In her dissenting opinion, Ceisler noted that once the governor declares a disaster emergency, “the emergency code grants him expansive emergency management powers, including the power to issue executive orders that shall have the force and effect of law.”

“It is evident from these provisions that the General Assembly intended that the Governor — not state agencies or local school boards — has the ultimate decision-making authority when it comes to managing a disaster emergency in our Commonwealth,” Ceisler’s opinion read.

“I believe the emergency code gave the governor the authority to issue the mitigation order to control the spread of COVID-19 in our schools during the height of the pandemic.”

In deciding to reject objection II, which argued that the “attestation order” — a requirement to submit a health and safety plan and follow COVID policies — was permitted by the Administrative Code and the Disease Prevention and Control Law of 1955, the court cited the state Supreme Court decision Corman v.

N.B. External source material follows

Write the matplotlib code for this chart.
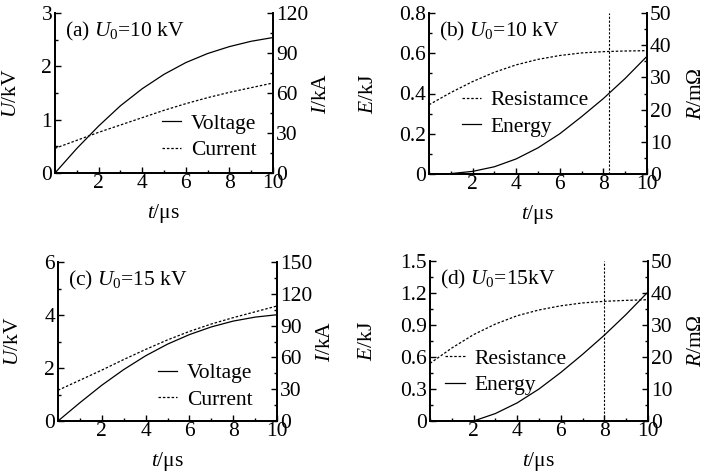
import numpy as np
import matplotlib
matplotlib.use("Agg")
import matplotlib.pyplot as plt
from matplotlib.ticker import AutoMinorLocator, FuncFormatter

plt.rcParams['font.family'] = ['Liberation Serif', 'DejaVu Serif']
plt.rcParams['mathtext.fontset'] = 'custom'
plt.rcParams['mathtext.rm'] = 'Liberation Serif'
plt.rcParams['mathtext.it'] = 'Liberation Serif:italic'
plt.rcParams['font.size'] = 15

# waktu (us)
t = [0, 1, 2, 3, 4, 5, 6, 7, 8, 9, 10]

# (a) U0 = 10 kV
volt_a = [0, 0.46, 0.88, 1.26, 1.58, 1.85, 2.07, 2.24, 2.37, 2.47, 2.54]
curr_a = [18.5, 24.5, 30.5, 36, 41.5, 47, 52, 56.5, 60.5, 64, 67.5]

# (b) U0 = 10 kV
t_eb = [0, 0.7, 1, 2, 3, 4, 5, 6, 7, 8, 9, 10]
energy_b = [0, 0, 0.002, 0.013, 0.036, 0.075, 0.13, 0.2, 0.285, 0.375, 0.475, 0.585]
res_b = [21.5, 25.3, 28.7, 31.6, 33.9, 35.6, 36.8, 37.6, 38.0, 38.2, 38.3]
tmark_b = 8.25

# (c) U0 = 15 kV
volt_c = [0, 0.69, 1.35, 1.94, 2.46, 2.9, 3.26, 3.55, 3.77, 3.92, 4.01]
curr_c = [29, 38.5, 48, 58, 67.5, 76.5, 84.5, 91.5, 97.5, 103, 108.5]

# (d) U0 = 15 kV
t_ed = [2, 3, 4, 5, 6, 7, 8, 9, 10]
energy_d = [0, 0.07, 0.17, 0.3, 0.455, 0.625, 0.805, 1.0, 1.21]
res_d = [18, 22.8, 27, 30.3, 32.9, 34.7, 36.0, 36.9, 37.4, 37.7, 37.9]
tmark_d = 7.97

W, H = 713, 474
fig = plt.figure(figsize=(W / 100, H / 100), dpi=100)


def kotak(x0, y0, x1, y1):
    # piksel -> koordinat figure
    return [x0 / W, 1 - y1 / H, (x1 - x0) / W, (y1 - y0) / H]


fmt = FuncFormatter(lambda v, p: '0' if abs(v) < 1e-9 else '%g' % round(v, 3))


def gaya(ax, ylim, yticks):
    ax.set_xlim(0, 10)
    ax.set_ylim(*ylim)
    ax.set_yticks(yticks)
    ax.yaxis.set_major_formatter(fmt)
    ax.yaxis.set_minor_locator(AutoMinorLocator(2))
    ax.spines['top'].set_visible(False)
    for s in ax.spines.values():
        s.set_linewidth(1.3)
    ax.tick_params(which='both', direction='in', width=1.0, pad=2, labelsize=15.5)
    ax.tick_params(which='major', length=4)
    ax.tick_params(which='minor', length=2.5)


def panel(rect, left_data, right_data, left_lim, left_ticks, right_lim, right_ticks,
          left_label, right_label, judul, leg_pos, urutan, lab_x, tmark=None):
    ax = fig.add_axes(kotak(*rect))
    ax2 = ax.twinx()
    gaya(ax, left_lim, left_ticks)
    gaya(ax2, right_lim, right_ticks)
    ax.set_xticks([2, 4, 6, 8, 10])
    ax.xaxis.set_minor_locator(AutoMinorLocator(2))
    ax.tick_params(axis='x', pad=1)

    lx, ly, lname, lstyle = left_data
    rx, ry, rname, rstyle = right_data
    h1, = ax.plot(lx, ly, color='black', lw=0.9, ls=lstyle, label=lname)
    h2, = ax2.plot(rx, ry, color='black', lw=0.9, ls=rstyle, label=rname)
    if tmark is not None:
        ax.axvline(tmark, color='black', lw=0.8, ls=(0, (2, 1.5)))

    ax.set_xlabel('$t$/μs', fontsize=15.5, labelpad=6)
    ax.set_ylabel(left_label, fontsize=15.5)
    ax2.set_ylabel(right_label, fontsize=15.5)
    ax.yaxis.set_label_coords(lab_x[0], 0.5)
    ax2.yaxis.set_label_coords(lab_x[1], 0.5)
    ax.text(0.045, 0.955, judul, transform=ax.transAxes, fontsize=15.5, va='top', ha='left')

    handles = [h1, h2] if urutan == 'lr' else [h2, h1]
    ax2.legend(handles=handles, loc='lower left', bbox_to_anchor=leg_pos, frameon=False,
               fontsize=15.5, handlelength=0.9, handletextpad=0.45, labelspacing=0.3,
               borderpad=0, borderaxespad=0)
    return ax, ax2


dotted = (0, (2, 1.5))

panel((55, 13, 273, 173),
      (t, volt_a, 'Voltage', '-'), (t, curr_a, 'Current', dotted),
      (0, 3), [0, 1, 2, 3], (0, 120), [0, 30, 60, 90, 120],
      '$U$/kV', '$I$/kA', '(a) $U_0$=10 kV', (0.49, 0.08), 'lr', (-0.155, 1.18))

panel((429, 13, 647, 174),
      (t_eb, energy_b, 'Energy', '-'), (t, res_b, 'Resistamce', dotted),
      (0, 0.8), [0, 0.2, 0.4, 0.6, 0.8], (0, 50), [0, 10, 20, 30, 40, 50],
      '$E$/kJ', '$R$/mΩ', '(b) $U_0$=10 kV', (0.15, 0.23), 'rl', (-0.235, 1.185), tmark_b)

panel((58, 262, 277, 421),
      (t, volt_c, 'Voltage', '-'), (t, curr_c, 'Current', dotted),
      (0, 6), [0, 2, 4, 6], (0, 150), [0, 30, 60, 90, 120, 150],
      '$U$/kV', '$I$/kA', '(c) $U_0$=15 kV', (0.455, 0.07), 'lr', (-0.16, 1.18))

panel((430, 261, 648, 421),
      (t_ed, energy_d, 'Energy', '-'), (t, res_d, 'Resistance', dotted),
      (0, 1.5), [0, 0.3, 0.6, 0.9, 1.2, 1.5], (0, 50), [0, 10, 20, 30, 40, 50],
      '$E$/kJ', '$R$/mΩ', '(d) $U_0$=15kV', (0.07, 0.16), 'rl', (-0.245, 1.18), tmark_d)

plt.savefig('out.png', dpi=100)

Acting Secretary of the Pennsylvania Department of Health. The Corman decision overturned the state school mask mandate in the fall of 2021.

“The Supreme Court in Corman concluded that the non-emergency measures available to the Secretary of Health to control disease under the DPCL and the Administrative Code are ‘limited to those adopted by formal rule and regulation,’” the opinion reads.

“(Corman) did hold that the Secretary of Health’s powers under the DPCL and the Administrative Code are not unlimited, and may not, in ordinary instances, circumvent the ordinary rulemaking process.”

What’s next

The next step in the case would be a discovery process, King said. The court will schedule a conference to establish a trial date, though this conference has not yet been scheduled. King expects to see a trial “within the next six to nine months.”

“What the trial would decide is whether or not the attestation form, which is required of any district in the state, has any validity at all,” King said. “This case is all about confirming the power of the school directors as against the governor, secretary of education, and secretary of health.”